> [What you have to do] Your task is to retype the lines from the opening of the material through the line that includes "y_ticks = [-1.2, -1.0, -0.8, -0.6, -0.4, -0.2, 0.0, 0.2, 0.4]". Do not copy the pictures.

> [Provided material]
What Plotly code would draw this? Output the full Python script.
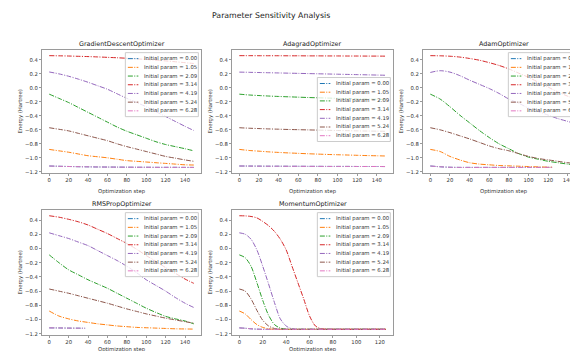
import plotly.graph_objects as go

# The page body has an 8px default margin, so the figure is 8px smaller and all
# pixel positions below are given in page coordinates and shifted by OFF.
PAGE_W, PAGE_H = 578, 351
OFF = 8
W, H = PAGE_W - OFF, PAGE_H - OFF
FONT = "DejaVu Sans"

# ---------------- data ----------------
params = [0.00, 1.05, 2.09, 3.14, 4.19, 5.24, 6.28]
line_colors = ["#1f77b4", "#ff7f0e", "#2ca02c", "#d62728", "#9467bd", "#8c564b", "#e377c2"]
optimizer_names = ["GradientDescentOptimizer", "AdagradOptimizer", "AdamOptimizer",
                   "RMSPropOptimizer", "MomentumOptimizer"]

steps_full = [0, 10, 20, 30, 40, 50, 60, 70, 80, 90, 100, 110, 120, 130, 140, 149]
steps_adam_short = [0, 10, 20, 30, 40, 50, 60, 70, 80, 90, 100, 110, 120, 124]
steps_rms_short = [0, 10, 20, 30, 37]
steps_momentum = [0, 5, 10, 15, 20, 25, 30, 35, 40, 45, 50, 55, 60, 65, 70, 80, 90, 100, 110, 125]

x_ticks_full = [0, 20, 40, 60, 80, 100, 120, 140]
x_ticks_momentum = [0, 20, 40, 60, 80, 100, 120]
y_ticks = [-1.2, -1.0, -0.8, -0.6, -0.4, -0.2, 0.0, 0.2, 0.4]

gd_energy = [
    [-1.117, -1.121, -1.124, -1.127, -1.129, -1.131, -1.132, -1.133, -1.134, -1.135, -1.135, -1.136, -1.136, -1.136, -1.137, -1.137],
    [-0.880, -0.900, -0.920, -0.945, -0.970, -0.985, -1.000, -1.020, -1.040, -1.050, -1.060, -1.070, -1.080, -1.090, -1.100, -1.103],
    [-0.090, -0.150, -0.210, -0.280, -0.350, -0.420, -0.490, -0.560, -0.620, -0.670, -0.720, -0.770, -0.810, -0.840, -0.870, -0.900],
    [0.460, 0.458, 0.455, 0.451, 0.447, 0.442, 0.436, 0.430, 0.423, 0.415, 0.406, 0.396, 0.385, 0.373, 0.360, 0.348],
    [0.227, 0.200, 0.166, 0.125, 0.080, 0.030, -0.020, -0.085, -0.150, -0.210, -0.270, -0.340, -0.410, -0.480, -0.550, -0.610],
    [-0.570, -0.592, -0.615, -0.650, -0.685, -0.720, -0.755, -0.800, -0.840, -0.875, -0.910, -0.945, -0.980, -1.005, -1.030, -1.050],
    [-1.117, -1.121, -1.124, -1.127, -1.129, -1.131, -1.132, -1.133, -1.134, -1.135, -1.135, -1.136, -1.136, -1.136, -1.137, -1.137],
]
gd_steps = [steps_full] * 7

adagrad_energy = [
    [-1.117, -1.118, -1.119, -1.120, -1.120, -1.121, -1.121, -1.122, -1.122, -1.123, -1.123, -1.123, -1.124, -1.124, -1.124, -1.125],
    [-0.880, -0.895, -0.905, -0.915, -0.923, -0.930, -0.936, -0.942, -0.947, -0.952, -0.956, -0.960, -0.964, -0.968, -0.971, -0.974],
    [-0.090, -0.102, -0.110, -0.117, -0.123, -0.128, -0.133, -0.138, -0.142, -0.146, -0.150, -0.154, -0.157, -0.160, -0.163, -0.166],
    [0.460, 0.460, 0.459, 0.459, 0.459, 0.458, 0.458, 0.457, 0.457, 0.456, 0.456, 0.455, 0.455, 0.454, 0.454, 0.453],
    [0.225, 0.222, 0.219, 0.216, 0.213, 0.210, 0.207, 0.204, 0.201, 0.198, 0.195, 0.192, 0.189, 0.186, 0.183, 0.180],
    [-0.570, -0.577, -0.582, -0.587, -0.591, -0.595, -0.598, -0.601, -0.604, -0.607, -0.610, -0.612, -0.615, -0.617, -0.619, -0.621],
    [-1.117, -1.118, -1.119, -1.120, -1.120, -1.121, -1.121, -1.122, -1.122, -1.123, -1.123, -1.123, -1.124, -1.124, -1.124, -1.125],
]
adagrad_steps = [steps_full] * 7

adam_energy = [
    [-1.117, -1.128, -1.135, -1.137, -1.137, -1.137, -1.137, -1.137, -1.137, -1.137, -1.137, -1.137, -1.137, -1.137],
    [-0.880, -0.910, -0.980, -1.030, -1.070, -1.090, -1.100, -1.110, -1.115, -1.120, -1.125, -1.130, -1.133, -1.134],
    [-0.090, -0.160, -0.270, -0.390, -0.500, -0.610, -0.710, -0.800, -0.870, -0.940, -0.990, -1.020, -1.050, -1.070, -1.090, -1.100],
    [0.460, 0.458, 0.452, 0.440, 0.420, 0.395, 0.360, 0.320, 0.270, 0.210, 0.150, 0.080, 0.010, -0.060, -0.120, -0.170],
    [0.220, 0.245, 0.225, 0.175, 0.110, 0.050, -0.010, -0.080, -0.160, -0.220, -0.290, -0.340, -0.390, -0.440, -0.480, -0.520],
    [-0.570, -0.600, -0.640, -0.685, -0.730, -0.780, -0.830, -0.870, -0.900, -0.940, -0.980, -1.010, -1.030, -1.050, -1.070, -1.080],
    [-1.117, -1.128, -1.135, -1.137, -1.137, -1.137, -1.137, -1.137, -1.137, -1.137, -1.137, -1.137, -1.137, -1.137],
]
adam_steps = [steps_adam_short, steps_adam_short, steps_full, steps_full, steps_full, steps_full, steps_adam_short]

rms_energy = [
    [-1.117, -1.118, -1.120, -1.121, -1.122],
    [-0.880, -0.950, -0.990, -1.020, -1.040, -1.060, -1.075, -1.090, -1.100, -1.110, -1.115, -1.120, -1.125, -1.130, -1.132, -1.134],
    [-0.090, -0.200, -0.300, -0.370, -0.440, -0.500, -0.560, -0.630, -0.700, -0.770, -0.840, -0.900, -0.955, -0.990, -1.020, -1.060],
    [0.460, 0.440, 0.410, 0.375, 0.330, 0.270, 0.210, 0.140, 0.070, -0.010, -0.100, -0.180, -0.270, -0.350, -0.430, -0.490],
    [0.220, 0.180, 0.140, 0.090, 0.040, -0.030, -0.100, -0.170, -0.250, -0.340, -0.440, -0.520, -0.600, -0.690, -0.770, -0.830],
    [-0.570, -0.600, -0.630, -0.665, -0.700, -0.735, -0.770, -0.810, -0.850, -0.885, -0.920, -0.950, -0.980, -1.005, -1.030, -1.050],
    [-1.117, -1.118, -1.120, -1.121, -1.122],
]
rms_steps = [steps_rms_short, steps_full, steps_full, steps_full, steps_full, steps_full, steps_rms_short]

momentum_energy = [
    [-1.117, -1.122, -1.130, -1.135, -1.137, -1.137, -1.137, -1.137, -1.137, -1.137, -1.137, -1.137, -1.137, -1.137, -1.137, -1.137, -1.137, -1.137, -1.137, -1.137],
    [-0.880, -0.920, -1.000, -1.070, -1.110, -1.130, -1.137, -1.137, -1.137, -1.137, -1.137, -1.137, -1.137, -1.137, -1.137, -1.137, -1.137, -1.137, -1.137, -1.137],
    [-0.090, -0.130, -0.250, -0.480, -0.730, -0.940, -1.070, -1.120, -1.135, -1.137, -1.137, -1.137, -1.137, -1.137, -1.137, -1.137, -1.137, -1.137, -1.137, -1.137],
    [0.460, 0.458, 0.450, 0.430, 0.380, 0.320, 0.240, 0.130, -0.020, -0.250, -0.480, -0.710, -0.950, -1.090, -1.130, -1.137, -1.137, -1.137, -1.137, -1.137],
    [0.220, 0.200, 0.130, -0.020, -0.250, -0.500, -0.760, -0.990, -1.090, -1.130, -1.137, -1.137, -1.137, -1.137, -1.137, -1.137, -1.137, -1.137, -1.137, -1.137],
    [-0.570, -0.600, -0.710, -0.870, -1.010, -1.090, -1.125, -1.135, -1.137, -1.137, -1.137, -1.137, -1.137, -1.137, -1.137, -1.137, -1.137, -1.137, -1.137, -1.137],
    [-1.117, -1.122, -1.130, -1.135, -1.137, -1.137, -1.137, -1.137, -1.137, -1.137, -1.137, -1.137, -1.137, -1.137, -1.137, -1.137, -1.137, -1.137, -1.137, -1.137],
]
momentum_steps = [steps_momentum] * 7

# ---------------- layout geometry (page pixels) ----------------
panels = [
    (optimizer_names[0], gd_energy, gd_steps, (42, 201), (50, 173), [-7.45, 156.45], x_ticks_full, "upper"),
    (optimizer_names[1], adagrad_energy, adagrad_steps, (232, 393), (50, 173), [-7.45, 156.45], x_ticks_full, "center"),
    (optimizer_names[2], adam_energy, adam_steps, (423, 584), (50, 173), [-7.45, 156.45], x_ticks_full, "upper"),
    (optimizer_names[3], rms_energy, rms_steps, (42, 201), (210, 335), [-7.45, 156.45], x_ticks_full, "upper"),
    (optimizer_names[4], momentum_energy, momentum_steps, (232, 393), (210, 335), [-6.25, 131.25], x_ticks_momentum, "upper"),
]
y_range = [-1.217, 0.541]


def px_x(p):
    return (p - OFF) / W


def px_y(p):
    return 1 - (p - OFF) / H


fig = go.Figure()
shapes = []
annotations = []
layout_axes = {}

DASH = "5px,1.4px,1px,1.4px"
TXT = "#333333"
SPINE = "#9a9a9a"

for i, (name, energies, steps, (l, r), (t, b), xr, xt, loc) in enumerate(panels):
    k = "" if i == 0 else str(i + 1)
    vis_r = min(r, PAGE_W)
    xr_vis = [xr[0], xr[0] + (xr[1] - xr[0]) * (vis_r - l) / (r - l)]
    for j, p in enumerate(params):
        fig.add_trace(go.Scatter(
            x=steps[j], y=energies[j], mode="lines",
            line=dict(color=line_colors[j], width=1, dash=DASH, shape="spline", smoothing=0.8),
            xaxis="x" + k, yaxis="y" + k, showlegend=False,
            name=f"Initial param = {p:.2f}",
        ))
    layout_axes["xaxis" + k] = dict(
        domain=[px_x(l), min(px_x(vis_r), 1.0)], range=xr_vis, anchor="y" + k,
        tickvals=xt, ticktext=[str(v) for v in xt],
        showline=True, linecolor=SPINE, linewidth=1, mirror=True,
        ticks="outside", ticklen=2, tickwidth=1, tickcolor=SPINE,
        tickfont=dict(size=5.3, family=FONT, color=TXT),
        showgrid=False, zeroline=False, automargin=False,
    )
    layout_axes["yaxis" + k] = dict(
        domain=[px_y(b), px_y(t)], range=y_range, anchor="x" + k,
        tickvals=y_ticks, ticktext=[f"{v:.1f}".replace("-", "\u2212") for v in y_ticks],
        showline=True, linecolor=SPINE, linewidth=1, mirror=(r <= PAGE_W),
        ticks="outside", ticklen=2, tickwidth=1, tickcolor=SPINE,
        tickfont=dict(size=5.3, family=FONT, color=TXT),
        showgrid=False, zeroline=False, automargin=False,
    )
    annotations.append(dict(text=name, x=px_x((l + r) / 2), y=px_y(t - 6), xref="paper", yref="paper",
                            showarrow=False, xanchor="center", yanchor="middle",
                            font=dict(size=6.4, family=FONT, color="#222")))
    annotations.append(dict(text="Optimization step", x=px_x((l + r) / 2), y=px_y(b + (18 if t < 100 else 14)),
                            xref="paper", yref="paper", showarrow=False, xanchor="center", yanchor="middle",
                            font=dict(size=5.3, family=FONT, color=TXT)))
    annotations.append(dict(text="Energy (Hartree)", x=px_x(l - 22), y=px_y((t + b) / 2), xref="paper", yref="paper",
                            showarrow=False, xanchor="center", yanchor="middle", textangle=-90,
                            font=dict(size=5.3, family=FONT, color=TXT)))
    # matplotlib-like legend
    bw, bh = 73, 64
    br = r - 2.65
    bl = br - bw
    bt = t + 2.65 if loc == "upper" else (t + b) / 2 - 2 - bh / 2
    shapes.append(dict(type="rect", xref="paper", yref="paper",
                       x0=px_x(bl), x1=px_x(br), y0=px_y(bt + bh), y1=px_y(bt),
                       fillcolor="rgba(255,255,255,0.8)", line=dict(color="#cccccc", width=1), layer="above"))
    for j, p in enumerate(params):
        ey = bt + 6 + j * 8.7
        shapes.append(dict(type="line", xref="paper", yref="paper",
                           x0=px_x(bl + 2.5), x1=px_x(bl + 13), y0=px_y(ey), y1=px_y(ey),
                           line=dict(color=line_colors[j], width=1, dash=DASH), layer="above"))
        annotations.append(dict(text=f"Initial param = {p:.2f}", x=px_x(bl + 16.5), y=px_y(ey),
                                xref="paper", yref="paper", showarrow=False, xanchor="left", yanchor="middle",
                                font=dict(size=5.3, family=FONT, color=TXT)))

annotations.append(dict(text="Parameter Sensitivity Analysis", x=px_x(271), y=px_y(15), xref="paper", yref="paper",
                        showarrow=False, xanchor="center", yanchor="middle",
                        font=dict(size=7.8, family=FONT, color="#222")))

fig.update_layout(
    width=W, height=H, margin=dict(l=0, r=0, t=0, b=0),
    paper_bgcolor="white", plot_bgcolor="white",
    showlegend=False, shapes=shapes, annotations=annotations,
    font=dict(family=FONT),
    **layout_axes,
)

fig.write_html("out.html")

> [Correct output]
What Plotly code would draw this? Output the full Python script.
import plotly.graph_objects as go

# The page body has an 8px default margin, so the figure is 8px smaller and all
# pixel positions below are given in page coordinates and shifted by OFF.
PAGE_W, PAGE_H = 578, 351
OFF = 8
W, H = PAGE_W - OFF, PAGE_H - OFF
FONT = "DejaVu Sans"

# ---------------- data ----------------
params = [0.00, 1.05, 2.09, 3.14, 4.19, 5.24, 6.28]
line_colors = ["#1f77b4", "#ff7f0e", "#2ca02c", "#d62728", "#9467bd", "#8c564b", "#e377c2"]
optimizer_names = ["GradientDescentOptimizer", "AdagradOptimizer", "AdamOptimizer",
                   "RMSPropOptimizer", "MomentumOptimizer"]

steps_full = [0, 10, 20, 30, 40, 50, 60, 70, 80, 90, 100, 110, 120, 130, 140, 149]
steps_adam_short = [0, 10, 20, 30, 40, 50, 60, 70, 80, 90, 100, 110, 120, 124]
steps_rms_short = [0, 10, 20, 30, 37]
steps_momentum = [0, 5, 10, 15, 20, 25, 30, 35, 40, 45, 50, 55, 60, 65, 70, 80, 90, 100, 110, 125]

x_ticks_full = [0, 20, 40, 60, 80, 100, 120, 140]
x_ticks_momentum = [0, 20, 40, 60, 80, 100, 120]
y_ticks = [-1.2, -1.0, -0.8, -0.6, -0.4, -0.2, 0.0, 0.2, 0.4]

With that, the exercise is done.